Creating Technology for Social Change

Plenary: “Flesh and Bits: Information, Representation, Action”

MIT Tech TV

With Chris Csikszentmihályi, Ben Fry, Matt Carroll, and Martin Wattenberg

What we know, how we know it, and what we do with it are all tightly coupled, and the relationships between them change as do our systems for producing, representing, and communicating knowledge. Moveable type and universal literacy ushered a dramatic reformulation of society: many historians believe it made contemporary democracy possible. Today, information and communication technologies are having similarly sweeping effects, and the need for technical understanding and data literacy — and laws to ensure free data — may be just as great. The possibilities opened (and closed) by information technologies are profound enough that entire industries and institutions have had to radically alter their structures and practices to adapt, but in many cases they cannot and do not. How can one understand the major structural changes these technologies can afford? And how can we advocate for technologies that will help to co-create the society we want?

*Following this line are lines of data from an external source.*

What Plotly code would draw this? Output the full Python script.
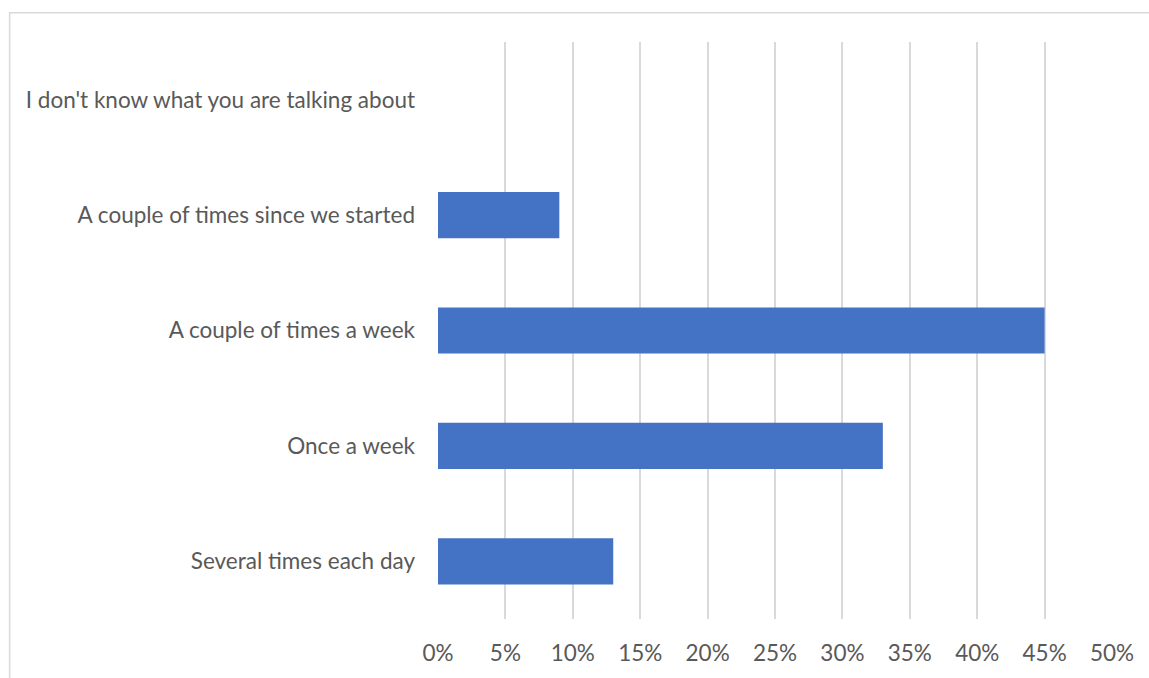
import plotly.graph_objects as go

# Survey responses, listed top to bottom as they appear on the chart
categories = [
    "I don't know what you are talking about",
    "A couple of times since we started",
    "A couple of times a week",
    "Once a week",
    "Several times each day",
]
shares = [0, 9, 45, 33, 13]  # percent of respondents
tick_values = [0, 5, 10, 15, 20, 25, 30, 35, 40, 45, 50]

W, H = 1149, 678
L, R, T, B = 437.5, 36.5, 42, 56
pw, ph = W - L - R, H - T - B

text_color = "#595959"
grid_color = "#D9D9D9"
font_size = 22.5

fig = go.Figure(
    go.Bar(
        x=shares,
        y=categories,
        orientation="h",
        marker=dict(color="#4472C4", line=dict(width=0)),
        hoverinfo="x+y",
    )
)

def px_x(p):
    return (p - L) / pw

def px_y(p):
    return (H - B - p) / ph

# Light frame around the chart area (top and left edges)
fig.add_shape(type="line", xref="paper", yref="paper",
              x0=px_x(8), x1=px_x(W + 5), y0=px_y(12.5), y1=px_y(12.5),
              line=dict(color=grid_color, width=1.5))
fig.add_shape(type="line", xref="paper", yref="paper",
              x0=px_x(8.5), x1=px_x(8.5), y0=px_y(12), y1=px_y(H + 5),
              line=dict(color=grid_color, width=1.5))

fig.update_layout(
    width=W,
    height=H,
    margin=dict(l=L, r=R, t=T, b=B, pad=0),
    paper_bgcolor="white",
    plot_bgcolor="white",
    bargap=0.6,
    showlegend=False,
    font=dict(family="Lato, 'Open Sans', sans-serif", size=font_size, color=text_color),
)
fig.update_xaxes(
    range=[0, 50],
    tickvals=tick_values,
    ticktext=[f"{v}%" for v in tick_values],
    showgrid=True,
    gridcolor=grid_color,
    gridwidth=1.5,
    zeroline=False,
    showline=False,
    ticks="",
    ticklabelstandoff=18,
    tickfont=dict(size=font_size, color=text_color),
    fixedrange=True,
)
fig.update_yaxes(
    autorange="reversed",
    showgrid=False,
    zeroline=False,
    showline=False,
    ticks="",
    ticklabelstandoff=22,
    tickfont=dict(size=font_size, color=text_color),
    fixedrange=True,
)

fig.write_html("out.html")
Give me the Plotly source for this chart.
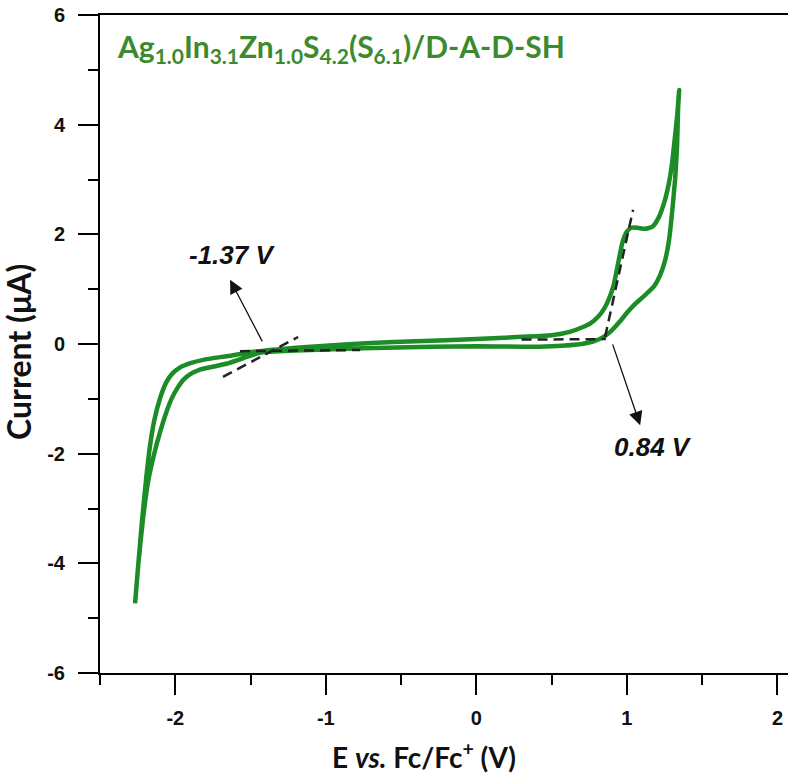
import plotly.graph_objects as go

# Forward (upper / outer) branch: from cathodic tip to anodic vertex
fwd_x = [-2.267, -2.245, -2.22, -2.195, -2.17, -2.14, -2.10, -2.06, -2.02, -1.97, -1.90,
         -1.80, -1.65, -1.52, -1.37, -1.2, -1.0, -0.7, -0.4, 0.0, 0.3, 0.5, 0.62, 0.70,
         0.76, 0.81, 0.85, 0.88, 0.91, 0.94, 0.97, 1.0, 1.03, 1.07, 1.12, 1.17, 1.21, 1.25,
         1.28, 1.30, 1.32, 1.335, 1.347]
fwd_y = [-4.73, -4.0, -3.2, -2.5, -1.9, -1.4, -0.98, -0.70, -0.54, -0.43, -0.35,
         -0.28, -0.22, -0.16, -0.11, -0.07, -0.03, 0.02, 0.05, 0.09, 0.13, 0.16, 0.22, 0.30,
         0.38, 0.50, 0.65, 0.82, 1.05, 1.45, 1.85, 2.05, 2.12, 2.12, 2.10, 2.14, 2.3, 2.6,
         2.95, 3.3, 3.8, 4.2, 4.63]
# Reverse (lower / inner) branch: from anodic vertex back to cathodic tip
rev_x = [1.347, 1.34, 1.333, 1.32, 1.30, 1.28, 1.254, 1.22, 1.18, 1.108, 1.05, 1.0, 0.95, 0.889,
         0.84, 0.78, 0.70, 0.5, 0.3, 0.0, -0.3, -0.6, -0.9, -1.2, -1.44, -1.55, -1.66, -1.76,
         -1.84, -1.90, -1.945, -1.985, -2.025, -2.06, -2.10, -2.14, -2.18, -2.215, -2.245, -2.267]
rev_y = [4.63, 4.3, 3.6, 3.0, 2.4, 1.9, 1.53, 1.25, 1.05, 0.86, 0.72, 0.57, 0.40, 0.22,
         0.12, 0.05, 0.0, -0.04, -0.05, -0.04, -0.05, -0.07, -0.09, -0.12, -0.16, -0.26, -0.36, -0.42,
         -0.47, -0.55, -0.65, -0.80, -1.0, -1.25, -1.6, -2.0, -2.5, -3.2, -4.0, -4.73]

# Tangent (onset) lines
tan_left_steep_x = [-1.683, -1.184]
tan_left_steep_y = [-0.60, 0.128]
tan_left_base_x = [-1.57, -0.772]
tan_left_base_y = [-0.13, -0.11]
tan_right_base_x = [0.30, 0.86]
tan_right_base_y = [0.08, 0.09]
tan_right_steep_x = [0.855, 1.041]
tan_right_steep_y = [0.13, 2.45]

onset_labels = ["-1.37 V", "0.84 V"]
label_x = [-1.623, 1.174]
label_y = [1.62, -1.88]
arrow_tail_x = [-1.417, 0.902]
arrow_tail_y = [0.02, 0.02]
arrow_head_x = [-1.636, 1.088]
arrow_head_y = [1.17, -1.48]

x_ticks = [-2, -1, 0, 1, 2]
x_ticktext = ["-2", "-1", "0", "1", "2"]
y_ticks = [-6, -4, -2, 0, 2, 4, 6]
y_ticktext = ["-6", "-4", "-2", "0", "2", "4", "6"]

W, H = 788, 773
L, T, PW, PH = 100, 15, 688, 658

green = "#1c8c26"
fig = go.Figure()
fig.add_trace(go.Scatter(x=fwd_x + rev_x[1:], y=fwd_y + rev_y[1:], mode="lines",
                         line=dict(color=green, width=4.5, shape="spline", smoothing=0.5),
                         showlegend=False, hoverinfo="skip"))
for tx, ty in [(tan_left_steep_x, tan_left_steep_y), (tan_left_base_x, tan_left_base_y),
               (tan_right_base_x, tan_right_base_y), (tan_right_steep_x, tan_right_steep_y)]:
    fig.add_trace(go.Scatter(x=tx, y=ty, mode="lines",
                             line=dict(color="#222222", width=2.5, dash="10px,6px"),
                             showlegend=False, hoverinfo="skip"))

for i in range(2):
    fig.add_annotation(x=arrow_head_x[i], y=arrow_head_y[i], ax=arrow_tail_x[i], ay=arrow_tail_y[i],
                       xref="x", yref="y", axref="x", ayref="y", text="", showarrow=True,
                       arrowhead=2, arrowsize=2.1, arrowwidth=1.3, arrowcolor="#111111")
    fig.add_annotation(x=label_x[i], y=label_y[i], xref="x", yref="y", text="<b><i>%s</i></b>" % onset_labels[i],
                       showarrow=False, font=dict(family="Liberation Sans", size=26, color="#111111"))

fig.add_annotation(x=15 / PW, y=1, xref="paper", yref="paper", xanchor="left", yanchor="middle",
                   yshift=-33,
                   text="<b>Ag<sub>1.0</sub>In<sub>3.1</sub>Zn<sub>1.0</sub>S<sub>4.2</sub>(S<sub>6.1</sub>)/D-A-D-SH</b>",
                   showarrow=False, font=dict(family="Lato", size=30, color="#3b8a2e"))

fig.add_annotation(x=(424 - L) / PW, y=0, xref="paper", yref="paper", xanchor="center", yanchor="middle",
                   yshift=-82,
                   text="<b>E <i>vs.</i> Fc/Fc<sup>+</sup> (V)</b>", showarrow=False,
                   font=dict(family="Lato", size=28, color="#111111"))
fig.add_annotation(x=(19 - L) / PW, y=0.488, xref="paper", yref="paper", xanchor="center", yanchor="middle",
                   text="<b>Current (μA)</b>", textangle=-90, showarrow=False,
                   font=dict(family="Lato", size=32, color="#111111"))

fig.update_layout(
    width=W, height=H, margin=dict(l=L, r=W - L - PW, t=T, b=H - T - PH, autoexpand=False),
    paper_bgcolor="white", plot_bgcolor="white",
    font=dict(family="Liberation Sans", color="#111111"),
)
fig.update_xaxes(range=[-2.5, 2.07], tickvals=x_ticks, ticktext=x_ticktext, ticks="outside", ticklen=20,
                 tickwidth=2, automargin=False,
                 tickcolor="black", showline=True, linecolor="black", linewidth=2, mirror=True,
                 showgrid=False, zeroline=False, ticklabelstandoff=6,
                 tickfont=dict(family="Liberation Sans", size=20, color="#111111", weight="bold"),
                 minor=dict(dtick=0.5, tick0=-2.5, ticks="outside", ticklen=10, tickwidth=2, tickcolor="black"))
fig.update_yaxes(range=[-6, 6], tickvals=y_ticks, ticktext=y_ticktext, ticks="outside", ticklen=20,
                 tickwidth=2, automargin=False,
                 tickcolor="black", showline=True, linecolor="black", linewidth=2, mirror=False,
                 showgrid=False, zeroline=False, ticklabelstandoff=9,
                 tickfont=dict(family="Liberation Sans", size=20, color="#111111", weight="bold"),
                 minor=dict(dtick=1, tick0=-5, ticks="outside", ticklen=10, tickwidth=2, tickcolor="black"))

fig.write_html("out.html", config={"displayModeBar": False},
               post_script="document.body.style.margin='0';document.body.style.overflow='hidden';")
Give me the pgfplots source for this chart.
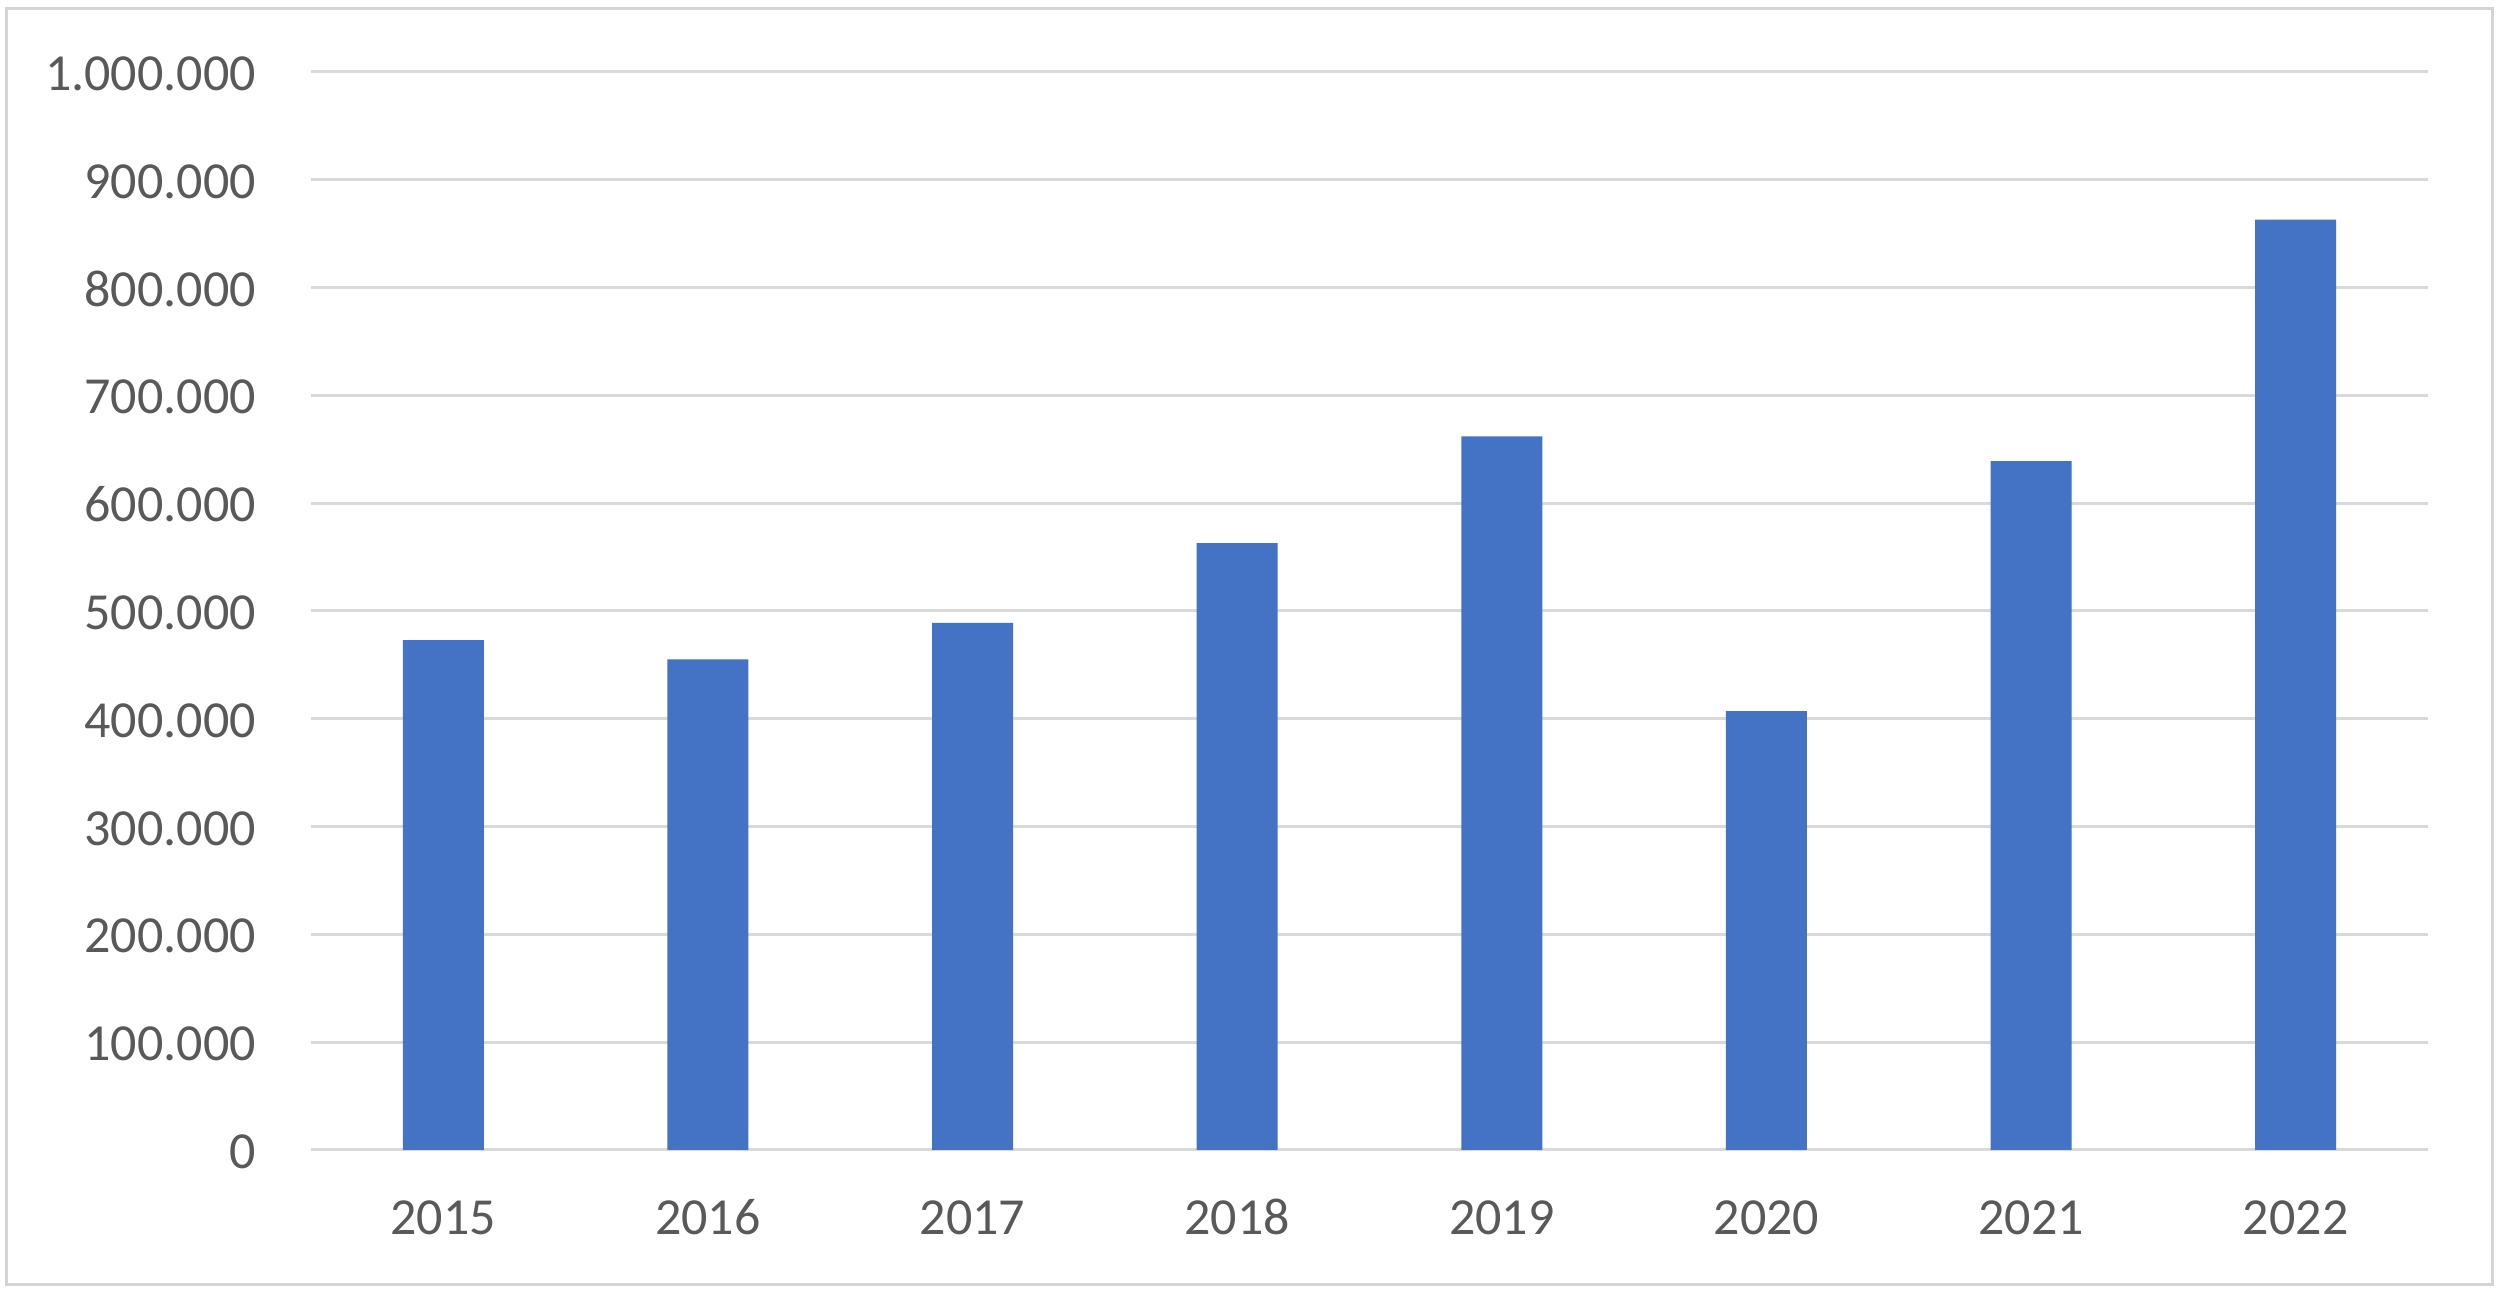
\documentclass[border=0pt]{standalone}
\usepackage{fontspec}
\setmainfont{Carlito}
\usepackage{pgfplots}
\pgfplotsset{compat=1.18}
\definecolor{BarBlue}{HTML}{4472C4}
\definecolor{GridGray}{HTML}{D9D9D9}
\definecolor{LabelGray}{HTML}{595959}
\definecolor{FrameGray}{HTML}{D4D4D4}

\begin{document}
\begin{tikzpicture}
% picture canvas and outer frame (axis box corner sits at the origin)
\useasboundingbox[fill=white] (-62.2pt,-29pt) rectangle (437.8pt,230pt);
\draw[FrameGray, line width=0.6pt] (-60.8pt,-27pt) rectangle (436.2pt,228.2pt);
\begin{axis}[
  at={(0,0)}, anchor=south west,
  scale only axis,
  width=423.4pt, height=215.6pt,
  xmin=-0.5, xmax=7.5,
  ymin=0, ymax=1000000,
  ytick={0,100000,...,1000000},
  xtick=data,
  xticklabels={2015,2016,2017,2018,2019,2020,2021,2022},
  scaled y ticks=false,
  /pgf/number format/.cd, fixed, 1000 sep={.}, assume math mode=true,
  /pgfplots/.cd,
  axis line style={draw=none},
  major tick length=0pt,
  ymajorgrids=true,
  major grid style={draw=GridGray, line width=0.6pt},
  typeset ticklabels with strut,
  yticklabel style={font=\fontsize{10.4}{12}\selectfont, text=LabelGray, xshift=-7.5pt, yshift=-1.3pt},
  xticklabel style={font=\fontsize{10.4}{12}\selectfont, text=LabelGray, yshift=-5pt},
]
\addplot[ybar, bar width=16.2pt, draw=none, fill=BarBlue] coordinates {
  (0,473000) (1,455000) (2,489000) (3,563000)
  (4,662000) (5,407000) (6,639000) (7,863000)
};
\end{axis}
\end{tikzpicture}
\end{document}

Christopher Csikszentmihályi directs the MIT Center for Future Civic Media. Drawing on work from the Center, he will offer 33 Variables of Community and Information in 33 Minutes, looking at how the history of media and technology help us to understand these transformations.

Ben Fry directs the Seed Media Group’s visualization strategy and research labs, and co-directs the Processing project, a programming language for visualization. He will talk about data literacy and his work to increase it.

Discussants:
Matt Carroll is a reporter at the Boston Globe who specializes in computer-assisted reporting and handles the paper’s growing library of databases. In 1994 he started the Globe’s first internal website; he will speak about data journalism and the city paper.

Martin Wattenberg is a computer scientist and artist. He is the founding manager of IBM’s Visual Communication Lab, and will update us with the view from his project Many Eyes.